The PCGS Currency and PMG population reports are searchable and list all certified error National Bank Notes, including inverted backs, with their grades and, in some cases, their census numbers. Cross-referencing a specific note’s charter number and serial number against these databases before purchase is essential due diligence.
| Charter Period / Series | Denomination | Known Examples (Approx.) | Rarity |
|---|---|---|---|
| First Charter Original Series (1863-1875) | $1 | 3 to 5 confirmed | Key Date |
| First Charter Original Series (1863-1875) | $2 | 2 confirmed | Key Date |
| First Charter Original Series (1863-1875) | $5 to $20 | 4 to 6 combined | Rare |
| First Charter Series of 1875 | $5 | 2 to 3 confirmed | Key Date |
| Second Charter Brown Back (1882-1908) | $5 | 4 to 6 confirmed | Rare |
| Second Charter Brown Back (1882-1908) | $10 to $20 | 3 to 4 confirmed | Rare |
| Second Charter Date Back (1882-1908) | $5 to $10 | 2 confirmed | Key Date |
| Second Charter Value Back (1882-1908) | $5 | 1 confirmed | Key Date |
| Third Charter Red Seal (1902) | $10 to $20 | 2 to 3 confirmed | Rare |
| Third Charter Blue Seal (1902-1929) | $5 to $20 | 3 to 5 confirmed | Scarce |
Building a Collection Around Printing Errors: Broader Context
Inverted backs do not exist in isolation. Collectors who develop a serious interest in National Bank Note errors often find themselves drawn to a broader taxonomy of large-size printing mistakes: inverted overprints, mismatched serial numbers, double impressions, and shifted designs. Each error type corresponds to a specific moment in the production sequence where human handling introduced a variable the press could not correct. Building a collection organized around these production stages, rather than simply around denomination or geography, creates a thematic coherence that many specialist collectors find deeply satisfying.
The practical starting point for most collectors is not an inverted back, which may require a five-figure or six-figure investment, but rather the more accessible misaligned overprint errors on Third Charter Blue Seal notes, which can sometimes be found in the $2,000 to $5,000 range depending on severity and grade. Developing familiarity with the normal production sequence by studying well-centered, properly printed examples gives a collector the baseline knowledge to recognize when something has gone wrong, whether at a major auction or at a coin show table.

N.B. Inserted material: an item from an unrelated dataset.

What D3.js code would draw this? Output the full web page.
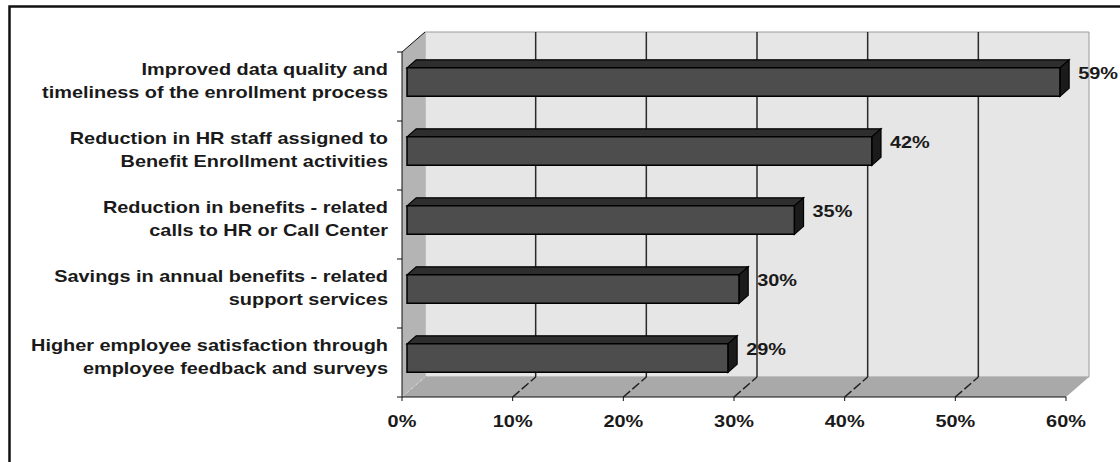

Study the BEP Annual Reports from the 1880s through the 1920s, which are available digitally through the Library of Congress. These reports describe press capacities, daily output figures, and inspection protocols in considerable detail. Understanding the actual production environment, including staffing levels, overtime pressures during wartime, and equipment changes, helps explain why certain error types cluster in specific date ranges and why some years produced more escaped errors than others.
Conclusion: A Mechanical Story Frozen in Paper
An inverted back National Bank Note is not simply a misprinted piece of paper. It is a narrative artifact: evidence of a specific human action at a specific press station on a specific day sometime between 1863 and 1929, an action that escaped the notice of inspectors, bank tellers, and generations of note handlers before eventually landing in the hands of a collector who recognized its significance. The two-pass intaglio process that made these errors possible was the same process that gave large-size currency its extraordinary visual depth and tactile quality, the very qualities that make these notes so compelling to hold today. When you understand the mechanics behind the mistake, the note stops being merely rare and becomes genuinely irreplaceable.